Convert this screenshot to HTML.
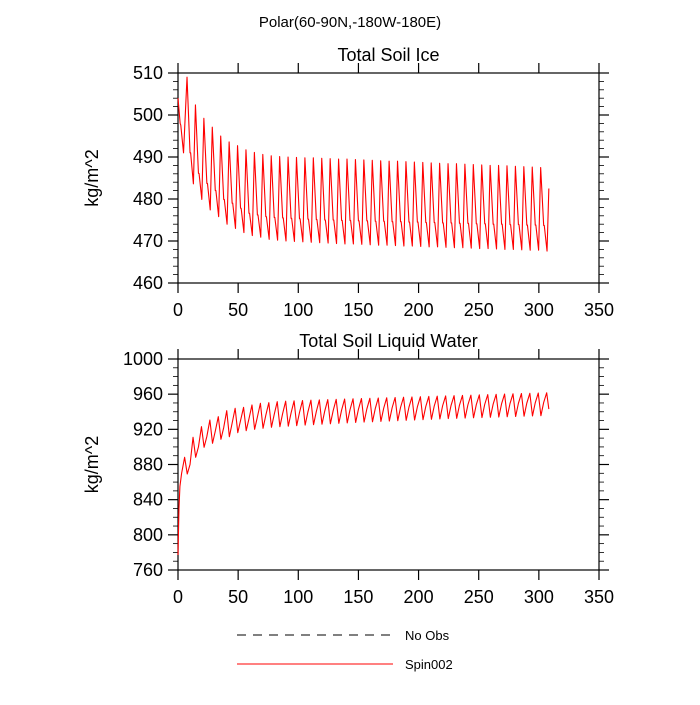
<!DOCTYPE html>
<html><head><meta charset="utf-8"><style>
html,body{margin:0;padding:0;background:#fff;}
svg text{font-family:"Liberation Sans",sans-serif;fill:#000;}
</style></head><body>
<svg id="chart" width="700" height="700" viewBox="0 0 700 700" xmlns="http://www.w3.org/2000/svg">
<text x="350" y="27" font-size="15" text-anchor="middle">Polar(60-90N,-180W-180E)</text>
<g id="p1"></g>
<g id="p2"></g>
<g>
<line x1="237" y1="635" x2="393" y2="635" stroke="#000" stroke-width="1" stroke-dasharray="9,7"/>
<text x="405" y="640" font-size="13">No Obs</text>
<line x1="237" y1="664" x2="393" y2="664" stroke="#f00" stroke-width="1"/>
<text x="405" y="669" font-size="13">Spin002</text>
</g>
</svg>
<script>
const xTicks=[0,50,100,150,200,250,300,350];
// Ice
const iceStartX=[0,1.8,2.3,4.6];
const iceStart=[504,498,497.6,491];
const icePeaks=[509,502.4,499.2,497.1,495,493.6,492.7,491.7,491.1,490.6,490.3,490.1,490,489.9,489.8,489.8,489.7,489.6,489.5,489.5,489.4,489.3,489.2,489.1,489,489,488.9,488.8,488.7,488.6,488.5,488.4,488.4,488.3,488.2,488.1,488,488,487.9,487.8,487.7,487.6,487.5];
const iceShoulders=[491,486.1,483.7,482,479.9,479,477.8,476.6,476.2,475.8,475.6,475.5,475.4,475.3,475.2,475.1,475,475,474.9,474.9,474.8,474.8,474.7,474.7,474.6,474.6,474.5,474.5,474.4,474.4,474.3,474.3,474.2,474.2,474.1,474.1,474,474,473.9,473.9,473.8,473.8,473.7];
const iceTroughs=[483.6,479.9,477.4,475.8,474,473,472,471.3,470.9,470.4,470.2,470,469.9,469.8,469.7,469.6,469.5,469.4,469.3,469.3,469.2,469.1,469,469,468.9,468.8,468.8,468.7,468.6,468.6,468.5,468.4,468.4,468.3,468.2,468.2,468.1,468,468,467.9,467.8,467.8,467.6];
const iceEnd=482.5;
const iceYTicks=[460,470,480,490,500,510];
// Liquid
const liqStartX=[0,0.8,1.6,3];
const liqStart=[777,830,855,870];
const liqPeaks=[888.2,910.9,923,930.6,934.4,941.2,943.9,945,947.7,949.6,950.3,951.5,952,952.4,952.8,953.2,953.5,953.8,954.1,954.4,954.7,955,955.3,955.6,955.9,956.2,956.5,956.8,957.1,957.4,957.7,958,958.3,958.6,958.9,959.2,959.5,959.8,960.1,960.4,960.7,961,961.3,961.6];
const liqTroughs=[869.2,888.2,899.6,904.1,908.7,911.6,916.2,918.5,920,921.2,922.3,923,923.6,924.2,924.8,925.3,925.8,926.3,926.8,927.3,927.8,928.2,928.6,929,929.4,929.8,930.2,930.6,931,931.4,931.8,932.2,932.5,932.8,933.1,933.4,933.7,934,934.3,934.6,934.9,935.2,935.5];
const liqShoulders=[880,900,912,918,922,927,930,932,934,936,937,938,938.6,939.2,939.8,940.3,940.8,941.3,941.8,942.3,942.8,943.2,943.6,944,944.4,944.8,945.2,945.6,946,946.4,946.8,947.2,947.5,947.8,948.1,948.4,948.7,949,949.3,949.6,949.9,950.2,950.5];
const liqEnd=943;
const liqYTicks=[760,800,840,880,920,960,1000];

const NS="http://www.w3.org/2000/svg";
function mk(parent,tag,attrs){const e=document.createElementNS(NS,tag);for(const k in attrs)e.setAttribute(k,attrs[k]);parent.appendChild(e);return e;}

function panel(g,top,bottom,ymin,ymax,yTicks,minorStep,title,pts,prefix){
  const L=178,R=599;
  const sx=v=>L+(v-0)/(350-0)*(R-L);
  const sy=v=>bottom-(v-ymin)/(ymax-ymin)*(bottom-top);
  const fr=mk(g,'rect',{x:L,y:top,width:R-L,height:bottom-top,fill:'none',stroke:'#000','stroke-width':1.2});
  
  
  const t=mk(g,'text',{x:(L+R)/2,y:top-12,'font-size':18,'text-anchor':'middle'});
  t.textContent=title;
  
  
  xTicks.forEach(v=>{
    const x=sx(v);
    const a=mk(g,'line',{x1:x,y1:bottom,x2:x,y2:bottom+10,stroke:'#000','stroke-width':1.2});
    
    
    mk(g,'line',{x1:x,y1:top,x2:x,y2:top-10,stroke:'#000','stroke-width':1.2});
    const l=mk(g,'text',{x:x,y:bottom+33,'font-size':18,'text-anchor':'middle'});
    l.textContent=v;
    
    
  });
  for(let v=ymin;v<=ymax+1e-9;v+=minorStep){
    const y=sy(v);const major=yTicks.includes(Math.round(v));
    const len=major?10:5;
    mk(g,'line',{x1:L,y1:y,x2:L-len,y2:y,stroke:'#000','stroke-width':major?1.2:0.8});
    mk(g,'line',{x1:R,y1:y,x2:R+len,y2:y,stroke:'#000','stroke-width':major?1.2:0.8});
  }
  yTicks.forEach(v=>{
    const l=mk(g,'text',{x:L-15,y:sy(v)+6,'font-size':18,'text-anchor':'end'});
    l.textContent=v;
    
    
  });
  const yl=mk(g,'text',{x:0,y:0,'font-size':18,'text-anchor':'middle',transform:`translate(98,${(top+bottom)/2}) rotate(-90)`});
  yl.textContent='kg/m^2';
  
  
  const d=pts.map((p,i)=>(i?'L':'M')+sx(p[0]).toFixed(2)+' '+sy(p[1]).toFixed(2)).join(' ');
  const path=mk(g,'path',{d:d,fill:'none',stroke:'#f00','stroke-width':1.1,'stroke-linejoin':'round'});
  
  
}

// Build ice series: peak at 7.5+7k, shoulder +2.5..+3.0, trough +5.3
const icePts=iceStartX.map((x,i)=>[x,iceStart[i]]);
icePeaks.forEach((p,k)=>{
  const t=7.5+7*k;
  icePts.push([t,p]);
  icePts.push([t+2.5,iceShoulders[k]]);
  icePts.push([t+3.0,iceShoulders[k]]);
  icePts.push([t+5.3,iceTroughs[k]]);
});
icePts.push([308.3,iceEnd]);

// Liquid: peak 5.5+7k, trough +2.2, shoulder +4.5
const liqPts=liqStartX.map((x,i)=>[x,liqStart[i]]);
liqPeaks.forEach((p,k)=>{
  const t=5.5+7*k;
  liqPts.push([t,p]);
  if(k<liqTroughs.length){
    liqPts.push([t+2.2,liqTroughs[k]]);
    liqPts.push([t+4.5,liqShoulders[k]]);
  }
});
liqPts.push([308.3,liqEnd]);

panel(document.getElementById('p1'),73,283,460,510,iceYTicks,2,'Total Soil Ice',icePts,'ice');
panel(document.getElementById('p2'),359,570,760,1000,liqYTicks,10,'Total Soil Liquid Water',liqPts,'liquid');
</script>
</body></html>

:::

**INSTRUCTIONS TO FOLLOW:**
Each line above is to be copied verbatim. Drop any image from the copy.

**EXERCISE SOLUTION:**
Convert this screenshot to HTML.
<!DOCTYPE html>
<html><head><meta charset="utf-8"><style>
html,body{margin:0;padding:0;background:#fff;}
svg text{font-family:"Liberation Sans",sans-serif;fill:#000;}
</style></head><body>
<svg id="chart" width="700" height="700" viewBox="0 0 700 700" xmlns="http://www.w3.org/2000/svg">
<text x="350" y="27" font-size="15" text-anchor="middle">Polar(60-90N,-180W-180E)</text>
<g id="p1"></g>
<g id="p2"></g>
<g>
<line x1="237" y1="635" x2="393" y2="635" stroke="#000" stroke-width="1" stroke-dasharray="9,7"/>
<text x="405" y="640" font-size="13">No Obs</text>
<line x1="237" y1="664" x2="393" y2="664" stroke="#f00" stroke-width="1"/>
<text x="405" y="669" font-size="13">Spin002</text>
</g>
</svg>
<script>
const xTicks=[0,50,100,150,200,250,300,350];
// Ice
const iceStartX=[0,1.8,2.3,4.6];
const iceStart=[504,498,497.6,491];
const icePeaks=[509,502.4,499.2,497.1,495,493.6,492.7,491.7,491.1,490.6,490.3,490.1,490,489.9,489.8,489.8,489.7,489.6,489.5,489.5,489.4,489.3,489.2,489.1,489,489,488.9,488.8,488.7,488.6,488.5,488.4,488.4,488.3,488.2,488.1,488,488,487.9,487.8,487.7,487.6,487.5];
const iceShoulders=[491,486.1,483.7,482,479.9,479,477.8,476.6,476.2,475.8,475.6,475.5,475.4,475.3,475.2,475.1,475,475,474.9,474.9,474.8,474.8,474.7,474.7,474.6,474.6,474.5,474.5,474.4,474.4,474.3,474.3,474.2,474.2,474.1,474.1,474,474,473.9,473.9,473.8,473.8,473.7];
const iceTroughs=[483.6,479.9,477.4,475.8,474,473,472,471.3,470.9,470.4,470.2,470,469.9,469.8,469.7,469.6,469.5,469.4,469.3,469.3,469.2,469.1,469,469,468.9,468.8,468.8,468.7,468.6,468.6,468.5,468.4,468.4,468.3,468.2,468.2,468.1,468,468,467.9,467.8,467.8,467.6];
const iceEnd=482.5;
const iceYTicks=[460,470,480,490,500,510];
// Liquid
const liqStartX=[0,0.8,1.6,3];
const liqStart=[777,830,855,870];
const liqPeaks=[888.2,910.9,923,930.6,934.4,941.2,943.9,945,947.7,949.6,950.3,951.5,952,952.4,952.8,953.2,953.5,953.8,954.1,954.4,954.7,955,955.3,955.6,955.9,956.2,956.5,956.8,957.1,957.4,957.7,958,958.3,958.6,958.9,959.2,959.5,959.8,960.1,960.4,960.7,961,961.3,961.6];
const liqTroughs=[869.2,888.2,899.6,904.1,908.7,911.6,916.2,918.5,920,921.2,922.3,923,923.6,924.2,924.8,925.3,925.8,926.3,926.8,927.3,927.8,928.2,928.6,929,929.4,929.8,930.2,930.6,931,931.4,931.8,932.2,932.5,932.8,933.1,933.4,933.7,934,934.3,934.6,934.9,935.2,935.5];
const liqShoulders=[880,900,912,918,922,927,930,932,934,936,937,938,938.6,939.2,939.8,940.3,940.8,941.3,941.8,942.3,942.8,943.2,943.6,944,944.4,944.8,945.2,945.6,946,946.4,946.8,947.2,947.5,947.8,948.1,948.4,948.7,949,949.3,949.6,949.9,950.2,950.5];
const liqEnd=943;
const liqYTicks=[760,800,840,880,920,960,1000];

const NS="http://www.w3.org/2000/svg";
function mk(parent,tag,attrs){const e=document.createElementNS(NS,tag);for(const k in attrs)e.setAttribute(k,attrs[k]);parent.appendChild(e);return e;}

function panel(g,top,bottom,ymin,ymax,yTicks,minorStep,title,pts,prefix){
  const L=178,R=599;
  const sx=v=>L+(v-0)/(350-0)*(R-L);
  const sy=v=>bottom-(v-ymin)/(ymax-ymin)*(bottom-top);
  const fr=mk(g,'rect',{x:L,y:top,width:R-L,height:bottom-top,fill:'none',stroke:'#000','stroke-width':1.2});
  
  
  const t=mk(g,'text',{x:(L+R)/2,y:top-12,'font-size':18,'text-anchor':'middle'});
  t.textContent=title;
  
  
  xTicks.forEach(v=>{
    const x=sx(v);
    const a=mk(g,'line',{x1:x,y1:bottom,x2:x,y2:bottom+10,stroke:'#000','stroke-width':1.2});
    
    
    mk(g,'line',{x1:x,y1:top,x2:x,y2:top-10,stroke:'#000','stroke-width':1.2});
    const l=mk(g,'text',{x:x,y:bottom+33,'font-size':18,'text-anchor':'middle'});
    l.textContent=v;
    
    
  });
  for(let v=ymin;v<=ymax+1e-9;v+=minorStep){
    const y=sy(v);const major=yTicks.includes(Math.round(v));
    const len=major?10:5;
    mk(g,'line',{x1:L,y1:y,x2:L-len,y2:y,stroke:'#000','stroke-width':major?1.2:0.8});
    mk(g,'line',{x1:R,y1:y,x2:R+len,y2:y,stroke:'#000','stroke-width':major?1.2:0.8});
  }
  yTicks.forEach(v=>{
    const l=mk(g,'text',{x:L-15,y:sy(v)+6,'font-size':18,'text-anchor':'end'});
    l.textContent=v;
    
    
  });
  const yl=mk(g,'text',{x:0,y:0,'font-size':18,'text-anchor':'middle',transform:`translate(98,${(top+bottom)/2}) rotate(-90)`});
  yl.textContent='kg/m^2';
  
  
  const d=pts.map((p,i)=>(i?'L':'M')+sx(p[0]).toFixed(2)+' '+sy(p[1]).toFixed(2)).join(' ');
  const path=mk(g,'path',{d:d,fill:'none',stroke:'#f00','stroke-width':1.1,'stroke-linejoin':'round'});
  
  
}

// Build ice series: peak at 7.5+7k, shoulder +2.5..+3.0, trough +5.3
const icePts=iceStartX.map((x,i)=>[x,iceStart[i]]);
icePeaks.forEach((p,k)=>{
  const t=7.5+7*k;
  icePts.push([t,p]);
  icePts.push([t+2.5,iceShoulders[k]]);
  icePts.push([t+3.0,iceShoulders[k]]);
  icePts.push([t+5.3,iceTroughs[k]]);
});
icePts.push([308.3,iceEnd]);

// Liquid: peak 5.5+7k, trough +2.2, shoulder +4.5
const liqPts=liqStartX.map((x,i)=>[x,liqStart[i]]);
liqPeaks.forEach((p,k)=>{
  const t=5.5+7*k;
  liqPts.push([t,p]);
  if(k<liqTroughs.length){
    liqPts.push([t+2.2,liqTroughs[k]]);
    liqPts.push([t+4.5,liqShoulders[k]]);
  }
});
liqPts.push([308.3,liqEnd]);

panel(document.getElementById('p1'),73,283,460,510,iceYTicks,2,'Total Soil Ice',icePts,'ice');
panel(document.getElementById('p2'),359,570,760,1000,liqYTicks,10,'Total Soil Liquid Water',liqPts,'liquid');
</script>
</body></html>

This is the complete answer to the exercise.